%%

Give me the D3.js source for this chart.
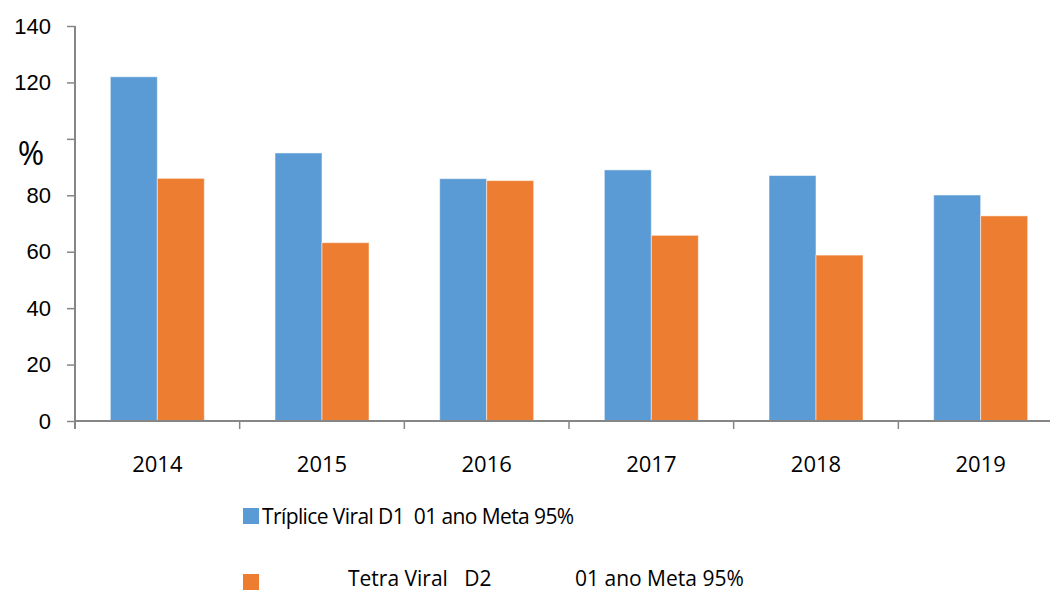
<!DOCTYPE html>
<html>
<head>
<meta charset="utf-8">
<script src="https://cdn.jsdelivr.net/npm/d3@7"></script>
<style>
  body { margin: 0; background: #fff; }
  svg { display: block; font-family: "Open Sans", sans-serif; }
</style>
</head>
<body>
<div id="chart"></div>
<script>
// données
const years = ["2014", "2015", "2016", "2017", "2018", "2019"];
const series = ["Tríplice Viral D1  01 ano Meta 95%", "Tetra Viral   D2"];
const triplice = [122.0, 95.0, 85.9, 89.0, 87.0, 80.1];
const tetra = [86.0, 63.2, 85.2, 65.8, 58.8, 72.7];
const yTicks = [0, 20, 40, 60, 80, 100, 120, 140];
const yTickLabels = ["0", "20", "40", "60", "80", "", "120", "140"];
const colors = ["#5B9BD5", "#ED7D31"];

const width = 1050, height = 592;
const axisColor = "#868686";

const svg = d3.select("#chart")
    .append("svg")
    .attr("width", width)
    .attr("height", height);

const x0 = d3.scaleBand()
    .domain(years)
    .range([75, 1063]);

const x1 = d3.scaleBand()
    .domain([0, 1])
    .range([0, x0.bandwidth()])
    .paddingOuter(0.752);

const y = d3.scaleLinear()
    .domain([0, 140])
    .range([421, 26]);

// barres
const rows = years.map((yr, i) => ({ year: yr, values: [triplice[i], tetra[i]] }));

svg.append("g")
    .selectAll("g")
    .data(rows)
    .join("g")
    .attr("transform", d => `translate(${x0(d.year)},0)`)
    .selectAll("rect")
    .data(d => d.values.map((v, k) => ({ k, v })))
    .join("rect")
    .attr("x", d => x1(d.k))
    .attr("y", d => y(d.v))
    .attr("width", x1.bandwidth())
    .attr("height", d => y(0) - y(d.v))
    .attr("fill", d => colors[d.k])
    .attr("stroke", "rgba(255,255,255,0.5)")
    .attr("stroke-width", 1);

// axe Y
const yAxis = svg.append("g")
    .attr("transform", "translate(75,0)")
    .call(d3.axisLeft(y)
        .tickValues(yTicks)
        .tickFormat((d, i) => yTickLabels[i])
        .tickSize(8)
        .tickPadding(16));
yAxis.select(".domain").remove();
yAxis.append("line")
    .attr("y1", y(140))
    .attr("y2", y(0) + 8)
    .attr("stroke", axisColor)
    .attr("stroke-width", 2);
yAxis.selectAll(".tick line").attr("stroke", axisColor).attr("stroke-width", 1.5);
yAxis.selectAll(".tick text")
    .attr("fill", "#000")
    .style("font-size", "22px");

// titre "%"
svg.append("text")
    .attr("x", 31)
    .attr("y", 165)
    .attr("text-anchor", "middle")
    .style("font-size", "32px")
    .attr("fill", "#000")
    .text("%");

// axe X
const xAxis = svg.append("g")
    .attr("transform", `translate(0,${y(0)})`);
xAxis.append("line")
    .attr("x1", 75)
    .attr("x2", width)
    .attr("stroke", axisColor)
    .attr("stroke-width", 2);
xAxis.selectAll(".sep")
    .data(years.slice(1))
    .join("line")
    .attr("class", "sep")
    .attr("x1", d => x0(d))
    .attr("x2", d => x0(d))
    .attr("y1", 0)
    .attr("y2", 8)
    .attr("stroke", axisColor)
    .attr("stroke-width", 1.5);
xAxis.selectAll(".lbl")
    .data(years)
    .join("text")
    .attr("class", "lbl")
    .attr("x", d => x0(d) + x0.bandwidth() / 2)
    .attr("y", 51)
    .attr("text-anchor", "middle")
    .style("font-size", "22px")
    .attr("fill", "#000")
    .text(d => d);

// légende
const legend = svg.append("g");
legend.selectAll("rect")
    .data(colors)
    .join("rect")
    .attr("x", 243)
    .attr("y", (d, i) => 508 + i * 66)
    .attr("width", 16)
    .attr("height", 16)
    .attr("fill", d => d);

legend.append("text")
    .attr("x", 262)
    .attr("y", 524)
    .style("font-size", "21px")
    .style("letter-spacing", "-0.6px")
    .style("white-space", "pre")
    .text(series[0]);

legend.append("text")
    .attr("x", 348)
    .attr("y", 586)
    .style("font-size", "21px")
    .style("white-space", "pre")
    .text(series[1]);

legend.append("text")
    .attr("x", 575)
    .attr("y", 586)
    .style("font-size", "21px")
    .text("01 ano Meta 95%");
</script>
</body>
</html>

%%

__Your task__: Would you set down the listing exactly, omitting pictures?

__Full solution__:
Give me the D3.js source for this chart.
<!DOCTYPE html>
<html>
<head>
<meta charset="utf-8">
<script src="https://cdn.jsdelivr.net/npm/d3@7"></script>
<style>
  body { margin: 0; background: #fff; }
  svg { display: block; font-family: "Open Sans", sans-serif; }
</style>
</head>
<body>
<div id="chart"></div>
<script>
// données
const years = ["2014", "2015", "2016", "2017", "2018", "2019"];
const series = ["Tríplice Viral D1  01 ano Meta 95%", "Tetra Viral   D2"];
const triplice = [122.0, 95.0, 85.9, 89.0, 87.0, 80.1];
const tetra = [86.0, 63.2, 85.2, 65.8, 58.8, 72.7];
const yTicks = [0, 20, 40, 60, 80, 100, 120, 140];
const yTickLabels = ["0", "20", "40", "60", "80", "", "120", "140"];
const colors = ["#5B9BD5", "#ED7D31"];

const width = 1050, height = 592;
const axisColor = "#868686";

const svg = d3.select("#chart")
    .append("svg")
    .attr("width", width)
    .attr("height", height);

const x0 = d3.scaleBand()
    .domain(years)
    .range([75, 1063]);

const x1 = d3.scaleBand()
    .domain([0, 1])
    .range([0, x0.bandwidth()])
    .paddingOuter(0.752);

const y = d3.scaleLinear()
    .domain([0, 140])
    .range([421, 26]);

// barres
const rows = years.map((yr, i) => ({ year: yr, values: [triplice[i], tetra[i]] }));

svg.append("g")
    .selectAll("g")
    .data(rows)
    .join("g")
    .attr("transform", d => `translate(${x0(d.year)},0)`)
    .selectAll("rect")
    .data(d => d.values.map((v, k) => ({ k, v })))
    .join("rect")
    .attr("x", d => x1(d.k))
    .attr("y", d => y(d.v))
    .attr("width", x1.bandwidth())
    .attr("height", d => y(0) - y(d.v))
    .attr("fill", d => colors[d.k])
    .attr("stroke", "rgba(255,255,255,0.5)")
    .attr("stroke-width", 1);

// axe Y
const yAxis = svg.append("g")
    .attr("transform", "translate(75,0)")
    .call(d3.axisLeft(y)
        .tickValues(yTicks)
        .tickFormat((d, i) => yTickLabels[i])
        .tickSize(8)
        .tickPadding(16));
yAxis.select(".domain").remove();
yAxis.append("line")
    .attr("y1", y(140))
    .attr("y2", y(0) + 8)
    .attr("stroke", axisColor)
    .attr("stroke-width", 2);
yAxis.selectAll(".tick line").attr("stroke", axisColor).attr("stroke-width", 1.5);
yAxis.selectAll(".tick text")
    .attr("fill", "#000")
    .style("font-size", "22px");

// titre "%"
svg.append("text")
    .attr("x", 31)
    .attr("y", 165)
    .attr("text-anchor", "middle")
    .style("font-size", "32px")
    .attr("fill", "#000")
    .text("%");

// axe X
const xAxis = svg.append("g")
    .attr("transform", `translate(0,${y(0)})`);
xAxis.append("line")
    .attr("x1", 75)
    .attr("x2", width)
    .attr("stroke", axisColor)
    .attr("stroke-width", 2);
xAxis.selectAll(".sep")
    .data(years.slice(1))
    .join("line")
    .attr("class", "sep")
    .attr("x1", d => x0(d))
    .attr("x2", d => x0(d))
    .attr("y1", 0)
    .attr("y2", 8)
    .attr("stroke", axisColor)
    .attr("stroke-width", 1.5);
xAxis.selectAll(".lbl")
    .data(years)
    .join("text")
    .attr("class", "lbl")
    .attr("x", d => x0(d) + x0.bandwidth() / 2)
    .attr("y", 51)
    .attr("text-anchor", "middle")
    .style("font-size", "22px")
    .attr("fill", "#000")
    .text(d => d);

// légende
const legend = svg.append("g");
legend.selectAll("rect")
    .data(colors)
    .join("rect")
    .attr("x", 243)
    .attr("y", (d, i) => 508 + i * 66)
    .attr("width", 16)
    .attr("height", 16)
    .attr("fill", d => d);

legend.append("text")
    .attr("x", 262)
    .attr("y", 524)
    .style("font-size", "21px")
    .style("letter-spacing", "-0.6px")
    .style("white-space", "pre")
    .text(series[0]);

legend.append("text")
    .attr("x", 348)
    .attr("y", 586)
    .style("font-size", "21px")
    .style("white-space", "pre")
    .text(series[1]);

legend.append("text")
    .attr("x", 575)
    .attr("y", 586)
    .style("font-size", "21px")
    .text("01 ano Meta 95%");
</script>
</body>
</html>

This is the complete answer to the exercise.